• [TASK BRIEF]: Each line containing the word "matplotlib" needs to be copied.
-- START STORED DATA --
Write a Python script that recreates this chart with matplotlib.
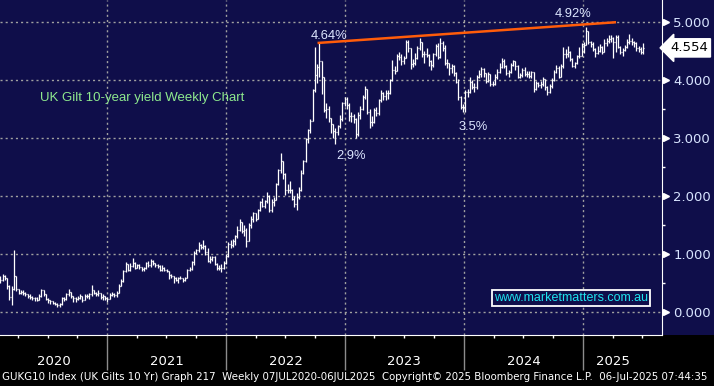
import numpy as np
import pandas as pd
import matplotlib
matplotlib.use('Agg')
import matplotlib.pyplot as plt
import matplotlib.dates as mdates
import matplotlib.transforms as mtransforms
from matplotlib.collections import LineCollection
from matplotlib.patches import Rectangle

# GUKG10 weekly bars (close / high / low), first bar week ending 07-Feb-2020
c20 = [0.55,0.62,0.58,0.45, 0.25,0.40,0.62,0.40, 0.33,0.35,0.32,0.30, 0.27,0.25,0.24,0.23,0.21,
       0.28,0.37,0.30,0.22, 0.20,0.18,0.15,0.14,0.12, 0.13,0.24,0.22,0.31, 0.35,0.28,0.24,0.22,
       0.24,0.27,0.20,0.28,0.27, 0.30,0.38,0.33,0.30, 0.33,0.26,0.27,0.24]
h20 = [0.62,0.66,0.64,0.58, 0.46,0.45,1.07,0.62, 0.40,0.38,0.37,0.34, 0.31,0.30,0.28,0.26,0.25,
       0.31,0.40,0.37,0.30, 0.23,0.21,0.19,0.17,0.15, 0.16,0.26,0.26,0.33, 0.40,0.34,0.28,0.25,
       0.27,0.30,0.27,0.31,0.30, 0.33,0.47,0.38,0.34, 0.37,0.33,0.30,0.28]
l20 = [0.50,0.54,0.55,0.40, 0.20,0.12,0.38,0.36, 0.30,0.30,0.29,0.27, 0.24,0.22,0.21,0.19,0.18,
       0.20,0.26,0.27,0.20, 0.16,0.14,0.13,0.11,0.09, 0.08,0.12,0.19,0.21, 0.28,0.24,0.17,0.17,
       0.20,0.22,0.17,0.20,0.24, 0.22,0.28,0.30,0.27, 0.28,0.22,0.21,0.20]

c21 = [0.22,0.29,0.30,0.29,0.33, 0.45,0.53,0.71,0.82, 0.73,0.79,0.85,0.76, 0.80,0.77,0.74,0.75,0.84,
       0.80,0.88,0.84,0.80, 0.79,0.73,0.75,0.72, 0.70,0.63,0.62,0.58,0.55, 0.58,0.58,0.55,0.58,
       0.72,0.74,0.86,1.02, 1.06,1.15,1.12,1.14,1.03, 0.88,0.91,0.95,0.82, 0.76,0.75,0.76,0.85,0.97]
h21 = [0.26,0.33,0.35,0.33,0.36, 0.48,0.57,0.72,0.86, 0.83,0.84,0.93,0.86, 0.82,0.82,0.77,0.78,0.86,
       0.87,0.91,0.90,0.85, 0.83,0.80,0.81,0.77, 0.74,0.71,0.66,0.62,0.60, 0.60,0.62,0.59,0.60,
       0.74,0.77,0.88,1.05, 1.09,1.20,1.17,1.24,1.15, 1.10,0.97,0.97,0.96, 0.84,0.80,0.82,0.88,0.99]
l21 = [0.17,0.22,0.27,0.25,0.26, 0.33,0.44,0.52,0.68, 0.70,0.70,0.78,0.74, 0.75,0.74,0.71,0.70,0.74,
       0.78,0.78,0.80,0.77, 0.75,0.71,0.70,0.70, 0.68,0.57,0.59,0.50,0.54, 0.50,0.56,0.51,0.53,
       0.58,0.70,0.72,0.80, 1.00,1.04,1.08,1.08,0.98, 0.86,0.85,0.87,0.80, 0.73,0.72,0.68,0.74,0.83]

c22 = [1.17,1.15,1.22,1.30, 1.41,1.55,1.39,1.41, 1.23,1.50,1.61,1.70, 1.60,1.76,1.89,1.83,1.91,
       2.00,1.75,1.90,1.93, 2.20,2.45,2.60,2.37, 2.10,2.10,2.10,1.95,1.86, 1.98,2.10,2.40,2.60,
       2.98,3.13,3.30,3.82,4.09, 4.23,4.33,4.05,3.48, 3.50,3.35,3.24,3.12, 3.10,3.20,3.33,3.60,3.67]
h22 = [1.20,1.24,1.26,1.32, 1.48,1.60,1.55,1.50, 1.45,1.54,1.65,1.72, 1.68,1.78,1.92,1.96,1.93,
       2.07,2.02,1.94,1.98, 2.23,2.47,2.74,2.55, 2.40,2.20,2.25,2.12,2.00, 2.05,2.15,2.45,2.62,
       3.00,3.16,3.33,3.84,4.57, 4.28,4.64,4.20,3.95, 3.60,3.55,3.35,3.20, 3.18,3.22,3.40,3.62,3.70]
l22 = [0.95,1.10,1.12,1.16, 1.28,1.40,1.36,1.30, 1.12,1.26,1.45,1.55, 1.57,1.60,1.74,1.80,1.79,
       1.88,1.72,1.73,1.82, 1.98,2.18,2.40,2.30, 2.02,2.05,2.05,1.93,1.80, 1.76,1.95,2.08,2.38,
       2.58,2.92,3.08,3.30,3.80, 3.95,4.05,3.75,3.45, 3.35,3.28,3.08,3.00, 2.90,3.05,3.17,3.30,3.55]

c23 = [3.56,3.37,3.38,3.32, 3.07,3.40,3.50,3.70, 3.85,3.45,3.28,3.28,3.49, 3.43,3.65,3.78,3.72,
       3.78,3.78,4.00,4.18, 4.16,4.42,4.39,4.32,4.38, 4.66,4.55,4.28,4.29, 4.38,4.55,4.66,4.44,
       4.45,4.43,4.32,4.25,4.44, 4.58,4.39,4.64,4.56, 4.29,4.30,4.20,4.24, 4.12,3.96,3.70,3.53,3.54]
h23 = [3.70,3.60,3.45,3.42, 3.35,3.45,3.55,3.74, 3.90,3.83,3.50,3.38,3.52, 3.53,3.67,3.82,3.80,
       3.82,3.82,4.02,4.35, 4.24,4.45,4.48,4.45,4.42, 4.69,4.69,4.55,4.36, 4.46,4.58,4.72,4.62,
       4.50,4.55,4.45,4.35,4.47, 4.62,4.63,4.72,4.67, 4.60,4.36,4.30,4.28, 4.25,4.14,4.02,3.72,3.58]
l23 = [3.50,3.30,3.27,3.25, 3.00,3.03,3.33,3.48, 3.68,3.42,3.17,3.20,3.26, 3.38,3.40,3.62,3.66,
       3.65,3.68,3.75,3.98, 4.10,4.15,4.35,4.25,4.27, 4.38,4.48,4.19,4.22, 4.25,4.36,4.52,4.40,
       4.30,4.40,4.24,4.18,4.23, 4.42,4.36,4.38,4.50, 4.25,4.20,4.08,4.12, 4.07,3.94,3.65,3.50,3.45]

c24 = [3.79,3.79,3.97,3.88, 3.88,4.05,4.11,4.19, 4.12,3.98,4.10,3.93,3.93, 4.06,4.14,4.23,4.32,
       4.24,4.12,4.14,4.26,4.32, 4.24,4.06,4.08,4.17, 4.11,4.10,4.07,4.13, 3.84,3.94,3.92,3.93,4.02,
       3.88,3.80,3.90,4.00, 4.14,4.21,4.06,4.24, 4.45,4.45,4.48,4.37,4.24, 4.29,4.41,4.41,4.62]
h24 = [3.82,3.85,4.05,4.00, 3.95,4.08,4.18,4.22, 4.20,4.12,4.13,4.10,3.98, 4.10,4.19,4.29,4.38,
       4.37,4.25,4.17,4.30,4.35, 4.33,4.25,4.12,4.20, 4.22,4.16,4.15,4.16, 4.14,3.99,3.96,3.98,4.05,
       4.01,3.90,3.93,4.03, 4.17,4.26,4.24,4.27, 4.57,4.53,4.58,4.50,4.38, 4.31,4.43,4.57,4.64]
l24 = [3.45,3.70,3.78,3.85, 3.80,3.85,4.03,4.05, 4.05,3.95,3.97,3.90,3.90, 3.92,4.02,4.12,4.20,
       4.20,4.08,4.05,4.12,4.24, 4.17,4.03,4.04,4.06, 4.07,4.05,4.03,4.04, 3.80,3.82,3.88,3.86,3.90,
       3.83,3.74,3.78,3.86, 3.98,4.12,4.03,4.05, 4.20,4.38,4.40,4.33,4.22, 4.21,4.27,4.38,4.45]

c25 = [4.60,4.84,4.66,4.62,4.54, 4.47,4.50,4.57,4.48, 4.64,4.67,4.71,4.72, 4.66,4.75,4.57,4.48,
       4.52,4.57,4.65,4.68,4.65, 4.64,4.55,4.54,4.49, 4.554]
h25 = [4.66,4.92,4.85,4.67,4.66, 4.55,4.58,4.62,4.58, 4.71,4.72,4.78,4.77, 4.74,4.78,4.78,4.58,
       4.55,4.60,4.70,4.79,4.72, 4.67,4.66,4.58,4.57, 4.64]
l25 = [4.46,4.60,4.62,4.57,4.50, 4.40,4.44,4.48,4.45, 4.48,4.58,4.63,4.65, 4.38,4.48,4.55,4.44,
       4.42,4.50,4.55,4.62,4.60, 4.57,4.50,4.48,4.45, 4.44]

yticks = [0, 1, 2, 3, 4, 5]
years = ['2020', '2021', '2022', '2023', '2024', '2025']
trend_dates = ['2022-10-12', '2025-04-08']
trend_vals = [4.64, 4.995]
notes = [('4.64%', '2022-11-13', 4.76), ('4.92%', '2024-11-30', 5.14),
         ('2.9%', '2023-01-19', 2.69), ('3.5%', '2024-01-30', 3.19)]
last_val = 4.554

navy = '#0f0e4a'

close = np.array(c20 + c21 + c22 + c23 + c24 + c25)
high = np.array(h20 + h21 + h22 + h23 + h24 + h25)
low = np.array(l20 + l21 + l22 + l23 + l24 + l25)
opn = np.r_[0.52, close[:-1]]
high = np.maximum.reduce([high, opn, close])
low = np.minimum.reduce([low, opn, close])
dates = pd.date_range('2020-02-07', periods=len(close), freq='W-FRI')
x = mdates.date2num(dates)

fig = plt.figure(figsize=(7.14, 3.86), dpi=100, facecolor=navy)
fig.patches.append(Rectangle((0, 0), 1, 51/386, transform=fig.transFigure,
                             facecolor='black', edgecolor='none', zorder=-1))
ax = fig.add_axes([0, 51/386, 662/714, 335/386])
ax.set_facecolor(navy)

segs = []
for xi, o, h, l, c in zip(x, opn, high, low, close):
    segs.append([(xi, l), (xi, h)])
    segs.append([(xi - 3, o), (xi, o)])
    segs.append([(xi, c), (xi + 3, c)])
ax.add_collection(LineCollection(segs, colors='white', linewidths=0.9, zorder=3))

ax.plot(pd.to_datetime(trend_dates), trend_vals, color='#ff5c0a', lw=1.8, zorder=4)

for txt, d, v in notes:
    ax.text(pd.Timestamp(d), v, txt, color='#dde6ff', fontsize=9.3,
            family=['Liberation Sans', 'DejaVu Sans'], ha='center', va='center', zorder=5)

ax.text(0.2145, 0.707, 'UK Gilt 10-year yield Weekly Chart', transform=ax.transAxes,
        color='#8ee88e', fontsize=9.5, family=['Liberation Sans', 'DejaVu Sans'],
        ha='center', va='center')
ax.text(0.8625, 0.110, 'www.marketmatters.com.au', transform=ax.transAxes,
        color='#1fe3ee', fontsize=9, family=['Liberation Sans', 'DejaVu Sans'],
        ha='center', va='center', zorder=6,
        bbox=dict(boxstyle='square,pad=0.15', fc=navy, ec='white', lw=1.3))

ax.set_xlim(pd.Timestamp('2020-02-06'), pd.Timestamp('2025-08-31'))
ax.set_ylim(-0.40, 5.38)

year_starts = pd.to_datetime([f'{y}-01-01' for y in years[1:]])
ax.set_xticks(year_starts)
ax.set_xticklabels([])
ax.xaxis.set_minor_locator(mdates.MonthLocator(bymonth=[1, 4, 7, 10]))
ax.tick_params(axis='x', which='major', length=25, width=1, color='#8c8c8c', direction='out')
ax.tick_params(axis='x', which='minor', length=2.5, width=1, color='white', direction='out')

ax.yaxis.tick_right()
ax.set_yticks(yticks)
ax.set_yticklabels([f'{v:.3f}' for v in yticks])
ax.set_yticks([v + 0.5 for v in yticks[:-1]], minor=True)
ax.tick_params(axis='y', which='major', length=0, pad=8, labelsize=9.5, labelcolor='#d8e4ff')
ax.tick_params(axis='y', which='minor', length=2.5, width=1, color='white', direction='out')

ax.grid(True, which='major', color='#a0a0a0', lw=1.0, linestyle=(0, (1.5, 2.2)))
for s in ['top', 'left']:
    ax.spines[s].set_visible(False)
ax.spines['right'].set_color('white')
ax.spines['bottom'].set_color('white')

ytrans = mtransforms.blended_transform_factory(ax.transAxes, ax.transData)
ax.plot([1.006] * len(yticks), yticks, transform=ytrans, marker='>', ms=5,
        color='white', ls='none', clip_on=False)
ax.text(1.012, last_val, '4.554', transform=ytrans, color='black', fontsize=9.5,
        ha='left', va='center', zorder=7,
        bbox=dict(boxstyle='larrow,pad=0.2', fc='white', ec='white'))

xtrans = mtransforms.blended_transform_factory(ax.transData, ax.transAxes)
left_edge = pd.Timestamp('2020-02-06')
label_pos = [left_edge + (year_starts[0] - left_edge) / 2]
label_pos += [pd.Timestamp(f'{y}-07-02') for y in years[1:-1]]
label_pos += [pd.Timestamp('2025-04-01')]
for d, y in zip(label_pos, years):
    ax.text(d, -0.078, y, transform=xtrans, color='white', fontsize=9.5,
            ha='center', va='center')

foot = fig.text(0.003, 0.024,
                'GUKG10 Index (UK Gilts 10 Yr) Graph 217  Weekly 07JUL2020-06JUL2025  '
                'Copyright\u00a9 2025 Bloomberg Finance L.P.  06-Jul-2025 07:44:35',
                color='white', fontsize=8, ha='left', va='center')
# shrink the footer so it spans the width like the terminal caption does
fig.canvas.draw()
w = foot.get_window_extent().width
foot.set_fontsize(8 * 708 / w)

fig.savefig('out.png', dpi=100, facecolor=fig.get_facecolor())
-- END STORED DATA --
• [TASK RESPONSE]:
Write a Python script that recreates this chart with matplotlib.
import matplotlib
matplotlib.use('Agg')
import matplotlib.pyplot as plt
import matplotlib.dates as mdates
import matplotlib.transforms as mtransforms
from matplotlib.collections import LineCollection
from matplotlib.patches import Rectangle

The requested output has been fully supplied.